→ Task to carry out:
Starting with the first line of the data that follows, transcribe every line verbatim until the line containing "241, lineHeight: 28" has been transcribed.
-- Start of Exercise input --
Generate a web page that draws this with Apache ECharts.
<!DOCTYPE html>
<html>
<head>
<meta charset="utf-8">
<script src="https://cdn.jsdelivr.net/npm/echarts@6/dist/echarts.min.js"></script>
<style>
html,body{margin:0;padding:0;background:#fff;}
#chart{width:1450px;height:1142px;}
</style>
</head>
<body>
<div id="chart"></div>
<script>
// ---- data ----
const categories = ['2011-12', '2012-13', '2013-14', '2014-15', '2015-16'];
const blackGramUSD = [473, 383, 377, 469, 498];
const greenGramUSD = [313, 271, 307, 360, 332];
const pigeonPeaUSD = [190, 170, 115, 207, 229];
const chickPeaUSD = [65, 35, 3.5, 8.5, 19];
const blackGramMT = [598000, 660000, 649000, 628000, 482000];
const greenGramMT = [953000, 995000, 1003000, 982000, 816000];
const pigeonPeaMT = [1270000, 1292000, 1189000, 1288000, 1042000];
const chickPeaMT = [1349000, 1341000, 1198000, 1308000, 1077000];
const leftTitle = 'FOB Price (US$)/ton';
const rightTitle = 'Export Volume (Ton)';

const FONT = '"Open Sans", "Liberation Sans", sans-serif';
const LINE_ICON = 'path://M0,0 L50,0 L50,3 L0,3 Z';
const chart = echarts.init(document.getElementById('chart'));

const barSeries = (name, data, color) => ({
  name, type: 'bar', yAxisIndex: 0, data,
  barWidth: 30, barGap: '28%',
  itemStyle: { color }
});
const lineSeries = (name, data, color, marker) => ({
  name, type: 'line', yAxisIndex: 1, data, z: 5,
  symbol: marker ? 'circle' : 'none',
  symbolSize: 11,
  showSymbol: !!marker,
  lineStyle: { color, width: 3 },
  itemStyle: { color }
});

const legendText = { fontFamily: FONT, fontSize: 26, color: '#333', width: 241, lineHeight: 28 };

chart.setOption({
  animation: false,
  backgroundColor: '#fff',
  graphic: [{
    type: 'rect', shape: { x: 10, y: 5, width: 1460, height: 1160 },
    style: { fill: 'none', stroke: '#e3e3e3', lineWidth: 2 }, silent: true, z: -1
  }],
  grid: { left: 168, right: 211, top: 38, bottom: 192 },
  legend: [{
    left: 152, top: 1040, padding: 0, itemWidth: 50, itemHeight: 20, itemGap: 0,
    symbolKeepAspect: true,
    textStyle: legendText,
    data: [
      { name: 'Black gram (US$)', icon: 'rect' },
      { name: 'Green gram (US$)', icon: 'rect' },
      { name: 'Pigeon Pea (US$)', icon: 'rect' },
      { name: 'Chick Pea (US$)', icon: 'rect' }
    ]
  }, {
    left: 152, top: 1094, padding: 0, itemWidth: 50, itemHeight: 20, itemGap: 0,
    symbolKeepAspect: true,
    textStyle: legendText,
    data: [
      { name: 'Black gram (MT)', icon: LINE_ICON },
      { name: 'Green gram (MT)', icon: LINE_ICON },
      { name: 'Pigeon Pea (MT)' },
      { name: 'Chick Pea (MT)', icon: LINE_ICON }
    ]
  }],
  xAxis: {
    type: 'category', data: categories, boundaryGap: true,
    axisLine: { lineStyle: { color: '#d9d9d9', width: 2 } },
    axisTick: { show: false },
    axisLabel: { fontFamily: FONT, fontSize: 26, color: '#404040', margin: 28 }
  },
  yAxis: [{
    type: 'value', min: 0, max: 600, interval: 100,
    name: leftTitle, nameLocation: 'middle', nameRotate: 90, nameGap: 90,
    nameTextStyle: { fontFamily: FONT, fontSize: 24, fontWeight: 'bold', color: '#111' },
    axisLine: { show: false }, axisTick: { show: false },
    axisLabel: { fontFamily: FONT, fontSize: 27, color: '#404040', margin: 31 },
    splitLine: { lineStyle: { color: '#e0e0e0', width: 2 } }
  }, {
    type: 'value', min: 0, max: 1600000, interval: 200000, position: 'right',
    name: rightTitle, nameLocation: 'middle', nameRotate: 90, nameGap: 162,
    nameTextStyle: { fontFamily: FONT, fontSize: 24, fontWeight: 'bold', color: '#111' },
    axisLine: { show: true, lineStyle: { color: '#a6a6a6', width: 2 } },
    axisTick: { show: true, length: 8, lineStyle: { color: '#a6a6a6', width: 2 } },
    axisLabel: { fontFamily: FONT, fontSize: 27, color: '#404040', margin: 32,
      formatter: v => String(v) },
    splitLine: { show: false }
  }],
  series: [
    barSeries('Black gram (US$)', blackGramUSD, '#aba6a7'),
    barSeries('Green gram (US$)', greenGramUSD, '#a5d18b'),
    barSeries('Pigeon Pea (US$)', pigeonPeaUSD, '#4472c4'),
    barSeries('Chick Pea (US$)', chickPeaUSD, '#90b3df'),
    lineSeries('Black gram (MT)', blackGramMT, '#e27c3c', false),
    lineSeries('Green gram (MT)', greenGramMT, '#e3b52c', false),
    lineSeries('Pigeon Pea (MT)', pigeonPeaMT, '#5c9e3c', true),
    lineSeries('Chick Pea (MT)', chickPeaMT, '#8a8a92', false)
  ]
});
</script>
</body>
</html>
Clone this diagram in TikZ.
-- End of Exercise input --
→ Answer in full:
Generate a web page that draws this with Apache ECharts.
<!DOCTYPE html>
<html>
<head>
<meta charset="utf-8">
<script src="https://cdn.jsdelivr.net/npm/echarts@6/dist/echarts.min.js"></script>
<style>
html,body{margin:0;padding:0;background:#fff;}
#chart{width:1450px;height:1142px;}
</style>
</head>
<body>
<div id="chart"></div>
<script>
// ---- data ----
const categories = ['2011-12', '2012-13', '2013-14', '2014-15', '2015-16'];
const blackGramUSD = [473, 383, 377, 469, 498];
const greenGramUSD = [313, 271, 307, 360, 332];
const pigeonPeaUSD = [190, 170, 115, 207, 229];
const chickPeaUSD = [65, 35, 3.5, 8.5, 19];
const blackGramMT = [598000, 660000, 649000, 628000, 482000];
const greenGramMT = [953000, 995000, 1003000, 982000, 816000];
const pigeonPeaMT = [1270000, 1292000, 1189000, 1288000, 1042000];
const chickPeaMT = [1349000, 1341000, 1198000, 1308000, 1077000];
const leftTitle = 'FOB Price (US$)/ton';
const rightTitle = 'Export Volume (Ton)';

const FONT = '"Open Sans", "Liberation Sans", sans-serif';
const LINE_ICON = 'path://M0,0 L50,0 L50,3 L0,3 Z';
const chart = echarts.init(document.getElementById('chart'));

const barSeries = (name, data, color) => ({
  name, type: 'bar', yAxisIndex: 0, data,
  barWidth: 30, barGap: '28%',
  itemStyle: { color }
});
const lineSeries = (name, data, color, marker) => ({
  name, type: 'line', yAxisIndex: 1, data, z: 5,
  symbol: marker ? 'circle' : 'none',
  symbolSize: 11,
  showSymbol: !!marker,
  lineStyle: { color, width: 3 },
  itemStyle: { color }
});

const legendText = { fontFamily: FONT, fontSize: 26, color: '#333', width: 241, lineHeight: 28 };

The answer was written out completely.